Exactly What Data Are You Sending to Akismet?

Put on your tin-foil hats fella’s…

In my on-going development of the Akismet plugin, I needed to figure out exactly what data one of their functions was receiving (so I knew what pieces I needed to steal to check for whitelist / blacklist).

The easiest way to do this was to simply spit out the data right before it’s sent to the Akismet server to be processed there. I load up my test blog, put in a cheeky comment, hit the big red button, then wait for snoopy goodness to get dumped to my newly created logging table in the WP database.

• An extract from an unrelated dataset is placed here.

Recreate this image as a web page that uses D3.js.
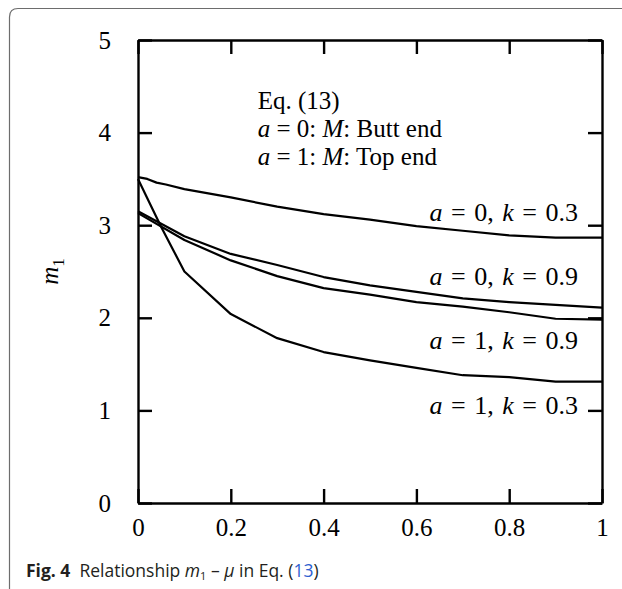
<!DOCTYPE html>
<html>
<head>
<meta charset="utf-8">
<script src="https://cdn.jsdelivr.net/npm/d3@7"></script>
<style>
  body { margin: 0; background: #fff; }
  svg { display: block; }
  .tick text { font-family: "Liberation Serif", "Times New Roman", serif; font-size: 25px; fill: #000; }
  .note { font-family: "Liberation Serif", "Times New Roman", serif; font-size: 25px; fill: #000; }
  .curve-label { font-size: 26px; word-spacing: 2px; }
  .caption { font-family: "Open Sans", "Noto Sans", sans-serif; font-size: 17.5px; fill: #231f20; }
</style>
</head>
<body>
<div id="chart"></div>
<script>
// curve values (mu on x, m1 on y)
const muGrid = [0, 0.1, 0.2, 0.3, 0.4, 0.5, 0.6, 0.7, 0.8, 0.9, 1];
const muA0K03 = [0, 0.02, 0.04, 0.06, 0.1, 0.2, 0.3, 0.4, 0.5, 0.6, 0.7, 0.8, 0.9, 1];
const m1A0K03 = [3.52, 3.5, 3.46, 3.44, 3.39, 3.3, 3.2, 3.12, 3.06, 2.99, 2.94, 2.89, 2.865, 2.865];
const m1A0K09 = [3.15, 2.88, 2.69, 2.57, 2.44, 2.35, 2.28, 2.21, 2.17, 2.14, 2.11];
const m1A1K09 = [3.13, 2.84, 2.62, 2.45, 2.32, 2.25, 2.17, 2.12, 2.06, 1.99, 1.98];
const muA1K03 = [0, 0.05, 0.1, 0.2, 0.3, 0.4, 0.5, 0.6, 0.7, 0.8, 0.9, 1];
const m1A1K03 = [3.5, 2.98, 2.5, 2.04, 1.78, 1.63, 1.54, 1.46, 1.38, 1.36, 1.31, 1.31];

const xTicks = [0, 0.2, 0.4, 0.6, 0.8, 1];
const yTicks = [0, 1, 2, 3, 4, 5];
const curveLabels = [
  { a: "0", k: "0.3", y: 3.05 },
  { a: "0", k: "0.9", y: 2.35 },
  { a: "1", k: "0.9", y: 1.66 },
  { a: "1", k: "0.3", y: 0.96 },
];
const noteLines = [
  [["Eq. (13)", false]],
  [["a", true], [" = 0: ", false], ["M", true], [": Butt end", false]],
  [["a", true], [" = 1: ", false], ["M", true], [": Top end", false]],
];

const width = 622, height = 589;
const margin = { top: 40, right: 20, bottom: 86, left: 138 };
const innerW = 602 - margin.left;
const innerH = 503 - margin.top;

const svg = d3.select("#chart").append("svg").attr("width", width).attr("height", height);

// rounded frame of the figure panel
svg.append("path")
  .attr("d", "M9.5,589 L9.5,17 Q9.5,8.5 18,8.5 L622,8.5")
  .attr("fill", "none").attr("stroke", "#6d6d6d").attr("stroke-width", 1.2);

const x = d3.scaleLinear().domain([0, 1]).range([0, innerW]);
const y = d3.scaleLinear().domain([0, 5]).range([innerH, 0]);

const g = svg.append("g").attr("transform", `translate(${margin.left},${margin.top})`);

const tickLen = 14;
const fmtX = (d) => (d === 0 || d === 1 ? d3.format("d")(d) : d3.format(".1f")(d));

const axBottom = g.append("g").attr("transform", `translate(0,${innerH})`)
  .call(d3.axisBottom(x).tickValues(xTicks).tickFormat(fmtX).tickSizeInner(-tickLen).tickSizeOuter(0).tickPadding(27));
const axLeft = g.append("g")
  .call(d3.axisLeft(y).tickValues(yTicks).tickFormat(d3.format("d")).tickSizeInner(-tickLen).tickSizeOuter(0).tickPadding(27));
const axTop = g.append("g")
  .call(d3.axisTop(x).tickValues(xTicks).tickFormat("").tickSizeInner(-tickLen).tickSizeOuter(0));
const axRight = g.append("g").attr("transform", `translate(${innerW},0)`)
  .call(d3.axisRight(y).tickValues(yTicks).tickFormat("").tickSizeInner(-tickLen).tickSizeOuter(0));

[axBottom, axLeft, axTop, axRight].forEach((ax) => {
  ax.select(".domain").attr("stroke", "#000").attr("stroke-width", 2.4);
  ax.selectAll(".tick line").attr("stroke", "#000").attr("stroke-width", 2.4);
});
axBottom.selectAll(".tick text").attr("dy", "0.25em");
axLeft.selectAll(".tick text").attr("text-anchor", "middle").attr("dx", "-0.25em");

const line = d3.line().x((d) => x(d[0])).y((d) => y(d[1]));
const series = [
  d3.zip(muA0K03, m1A0K03),
  d3.zip(muGrid, m1A0K09),
  d3.zip(muGrid, m1A1K09),
  d3.zip(muA1K03, m1A1K03),
];
g.append("g").selectAll("path").data(series).join("path")
  .attr("d", line)
  .attr("fill", "none")
  .attr("stroke", "#000")
  .attr("stroke-width", 2.2)
  .attr("stroke-linejoin", "round");

// curve labels, right aligned
const lab = g.append("g").selectAll("text").data(curveLabels).join("text")
  .attr("class", "note curve-label")
  .attr("x", x(1) - 24)
  .attr("y", (d) => y(d.y))
  .attr("text-anchor", "end");
lab.append("tspan").attr("font-style", "italic").text("a");
lab.append("tspan").text((d) => ` = ${d.a}, `);
lab.append("tspan").attr("font-style", "italic").text("k");
lab.append("tspan").text((d) => ` = ${d.k}`);

// equation note block
const note = g.append("g").selectAll("text").data(noteLines).join("text")
  .attr("class", "note")
  .attr("x", x(0.258))
  .attr("y", (d, i) => y(4.4) + 13 + i * 28);
note.selectAll("tspan").data((d) => d).join("tspan")
  .attr("font-style", (d) => (d[1] ? "italic" : "normal"))
  .text((d) => d[0]);

// y axis title
const yTitle = svg.append("text")
  .attr("class", "note")
  .attr("font-size", 26)
  .attr("transform", `translate(58,${margin.top + y(2.5)}) rotate(-90)`)
  .attr("text-anchor", "middle");
yTitle.append("tspan").attr("font-style", "italic").text("m");
yTitle.append("tspan").attr("font-size", 17).attr("dy", 6).text("1");

// caption
const cap = svg.append("text").attr("class", "caption").attr("x", 26).attr("y", 577);
cap.append("tspan").attr("font-weight", "bold").text("Fig. 4");
cap.append("tspan").attr("dx", 9).text("Relationship ");
cap.append("tspan").attr("font-style", "italic").text("m");
cap.append("tspan").attr("font-size", 11).attr("dy", 3).text("1");
cap.append("tspan").attr("dy", -3).text(" \u2013 ");
cap.append("tspan").attr("font-style", "italic").text("\u03bc");
cap.append("tspan").text(" in Eq. (");
cap.append("tspan").attr("fill", "#2f5fd0").text("13");
cap.append("tspan").text(")");
</script>
</body>
</html>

The results? Way more than I expected…

Array ( [comment_post_ID] => 7 [comment_author] => MellerTime [comment_author_email] => chris@doesnthaveone.com [comment_author_url] => http://chrismeller.com [comment_content] => more commenty goodness!!! [comment_type] => [user_ID] => 2 [user_ip] => 127.0.0.1 [user_agent] => Mozilla/5.0 (Windows; U; Windows NT 5.1; en-US; rv:1.8) Gecko/20051111 Firefox/1.5 [referrer] => http://localhost/noteblog/?p=7 [blog] => http://localhost/noteblog [HTTP_HOST] => localhost [HTTP_USER_AGENT] => Mozilla/5.0 (Windows; U; Windows NT 5.1; en-US; rv:1.8) Gecko/20051111 Firefox/1.5 [HTTP_ACCEPT] => text/xml,application/xml,application/xhtml+xml,text/html;q=0.9,text/plain;q=0.8,image/png,*/*;q=0.5 [HTTP_ACCEPT_LANGUAGE] => en-us,en;q=0.5 [HTTP_ACCEPT_ENCODING] => gzip,deflate [HTTP_ACCEPT_CHARSET] => ISO-8859-1,utf-8;q=0.7,*;q=0.7 [HTTP_KEEP_ALIVE] => 300 [HTTP_CONNECTION] => keep-alive [HTTP_REFERER] => http://localhost/noteblog/?p=7 [HTTP_COOKIE] => [snipped for brevity] [CONTENT_TYPE] => application/x-www-form-urlencoded [CONTENT_LENGTH] => 79 [PATH] => C:\WINDOWS\system32;C:\WINDOWS;C:\WINDOWS\System32\Wbem;C:\Program Files\Common Files\Adobe\AGL;C:\php;;C:\Program Files\QuickTime\QTSystem\;C:\Program Files\MySQL\MySQL Server 4.1\bin;C:\Program Files\Bitvise Tunnelier [SystemRoot] => C:\WINDOWS [COMSPEC] => C:\WINDOWS\system32\cmd.exe [PATHEXT] => .COM;.EXE;.BAT;.CMD;.VBS;.VBE;.JS;.JSE;.WSF;.WSH [WINDIR] => C:\WINDOWS [SERVER_SIGNATURE] =>

Apache/2.0.54 (Win32) PHP/5.0.5 Server at localhost Port 80
[SERVER_SOFTWARE] => Apache/2.0.54 (Win32) PHP/5.0.5 [SERVER_NAME] => localhost [SERVER_ADDR] => 127.0.0.1 [SERVER_PORT] => 80 [REMOTE_ADDR] => 127.0.0.1 [DOCUMENT_ROOT] => C:/htdocs [SERVER_ADMIN] => chris@doesnthaveone.com [SCRIPT_FILENAME] => C:/htdocs/noteblog/wp-comments-post.php [REMOTE_PORT] => 4751 [GATEWAY_INTERFACE] => CGI/1.1 [SERVER_PROTOCOL] => HTTP/1.1 [REQUEST_METHOD] => POST [QUERY_STRING] => [REQUEST_URI] => /noteblog/wp-comments-post.php [SCRIPT_NAME] => /noteblog/wp-comments-post.php [PHP_SELF] => /noteblog/wp-comments-post.php )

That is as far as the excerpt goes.